⟨

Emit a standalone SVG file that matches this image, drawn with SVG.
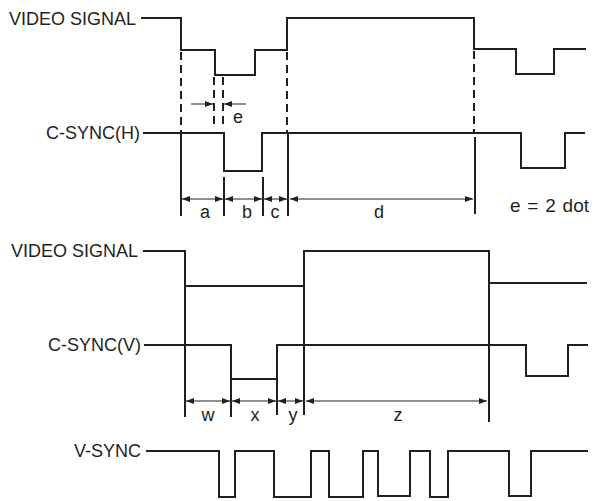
<svg xmlns="http://www.w3.org/2000/svg" width="595" height="501" viewBox="0 0 595 501">
<defs>
<style>
.sig{fill:none;stroke:#231f20;stroke-width:2;stroke-linejoin:miter;stroke-linecap:butt}
.dash{fill:none;stroke:#231f20;stroke-width:2;stroke-dasharray:8 5}
.dim{fill:none;stroke:#231f20;stroke-width:1}
.ext{fill:none;stroke:#231f20;stroke-width:2}
text{font-family:"Liberation Sans",Arial,sans-serif;font-size:18px;fill:#231f20}
.lab{text-anchor:end}
.mid{text-anchor:middle}
</style>
<marker id="ah" viewBox="0 0 8 6" refX="8" refY="3" markerWidth="8" markerHeight="6" markerUnits="userSpaceOnUse" orient="auto-start-reverse">
<path d="M0,0 L8,3 L0,6 Z" fill="#231f20"/>
</marker>
</defs>
<g id="labels">
<text class="lab" x="136" y="25">VIDEO SIGNAL</text>
<text class="lab" x="140" y="139">C-SYNC(H)</text>
<text class="lab" x="138" y="257">VIDEO SIGNAL</text>
<text class="lab" x="141" y="351">C-SYNC(V)</text>
<text class="lab" x="141" y="457">V-SYNC</text>
<text x="510" y="212" style="font-size:19px;word-spacing:1.5px">e = 2 dot</text>
</g>
<g id="video-h"><path class="sig" d="M141,18 H181 V50 H215 V75 H255 V50 H287 V18 H474 V49 H516 V74 H554 V49 H586"/></g>
<g id="csync-h"><path class="sig" d="M143,133 H224 V171 H262 V133 H521 V168 H565 V133 H585"/></g>
<g id="video-v"><path class="sig" d="M143,251 H185 V286 H304 V251 H489 V283 H587"/></g>
<g id="csync-v"><path class="sig" d="M144,345 H231 V379 H277 V345 H526 V376 H568 V345 H588"/></g>
<g id="vsync"><path class="sig" d="M146,451 H219 V497 H235 V451 H274 V497 H311 V451 H329 V497 H363 V451 H378 V496 H410 V451 H430 V497 H448 V451 H509 V496 H531 V451 H588"/></g>
<g id="connectors">
<line class="dash" x1="181" y1="52" x2="181" y2="133"/>
<line class="dash" x1="287" y1="52" x2="287" y2="133"/>
<line class="dash" x1="474" y1="51" x2="474" y2="133"/>
<line class="dash" x1="214" y1="77" x2="214" y2="126"/>
<line class="dash" x1="223" y1="77" x2="223" y2="126"/>
<line class="ext" x1="181" y1="133" x2="181" y2="216"/>
<line class="ext" x1="224" y1="177" x2="224" y2="216"/>
<line class="ext" x1="263" y1="177" x2="263" y2="216"/>
<line class="ext" x1="288" y1="133" x2="288" y2="216"/>
<line class="ext" x1="475" y1="137" x2="475" y2="214"/>
<line class="dim" x1="191" y1="104" x2="213" y2="104" marker-end="url(#ah)"/>
<line class="dim" x1="246" y1="104" x2="224" y2="104" marker-end="url(#ah)"/>
<line class="dim" x1="182" y1="199" x2="223" y2="199" marker-start="url(#ah)" marker-end="url(#ah)"/>
<line class="dim" x1="225" y1="199" x2="262" y2="199" marker-start="url(#ah)" marker-end="url(#ah)"/>
<line class="dim" x1="264" y1="199" x2="287" y2="199" marker-start="url(#ah)" marker-end="url(#ah)"/>
<line class="dim" x1="290" y1="199" x2="473" y2="199" marker-start="url(#ah)" marker-end="url(#ah)"/>
<line class="ext" x1="185" y1="286" x2="185" y2="417"/>
<line class="ext" x1="231" y1="379" x2="231" y2="417"/>
<line class="ext" x1="277" y1="345" x2="277" y2="415"/>
<line class="ext" x1="304" y1="286" x2="304" y2="415"/>
<line class="ext" x1="489" y1="283" x2="489" y2="422"/>
<line class="dim" x1="186" y1="401" x2="230" y2="401" marker-start="url(#ah)" marker-end="url(#ah)"/>
<line class="dim" x1="232" y1="401" x2="276" y2="401" marker-start="url(#ah)" marker-end="url(#ah)"/>
<line class="dim" x1="278" y1="401" x2="303" y2="401" marker-start="url(#ah)" marker-end="url(#ah)"/>
<line class="dim" x1="306" y1="401" x2="487" y2="401" marker-start="url(#ah)" marker-end="url(#ah)"/>
</g>
<g id="dim-labels">
<text class="mid" x="238" y="123">e</text>
<text class="mid" x="205" y="218">a</text>
<text class="mid" x="247" y="218">b</text>
<text class="mid" x="275" y="218">c</text>
<text class="mid" x="379" y="218">d</text>
<text class="mid" x="208" y="421">w</text>
<text class="mid" x="255" y="421">x</text>
<text class="mid" x="293" y="421">y</text>
<text class="mid" x="398" y="421">z</text>
</g>
</svg>
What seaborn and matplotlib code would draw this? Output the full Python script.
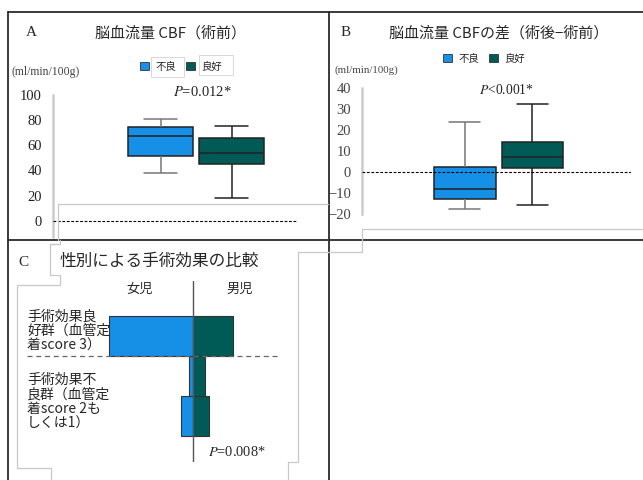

⟩

#### OBJECTIVE
Going through the lines above one by one, tally those with the word "this" and give only the total.

#### SOLVED PROBLEM
2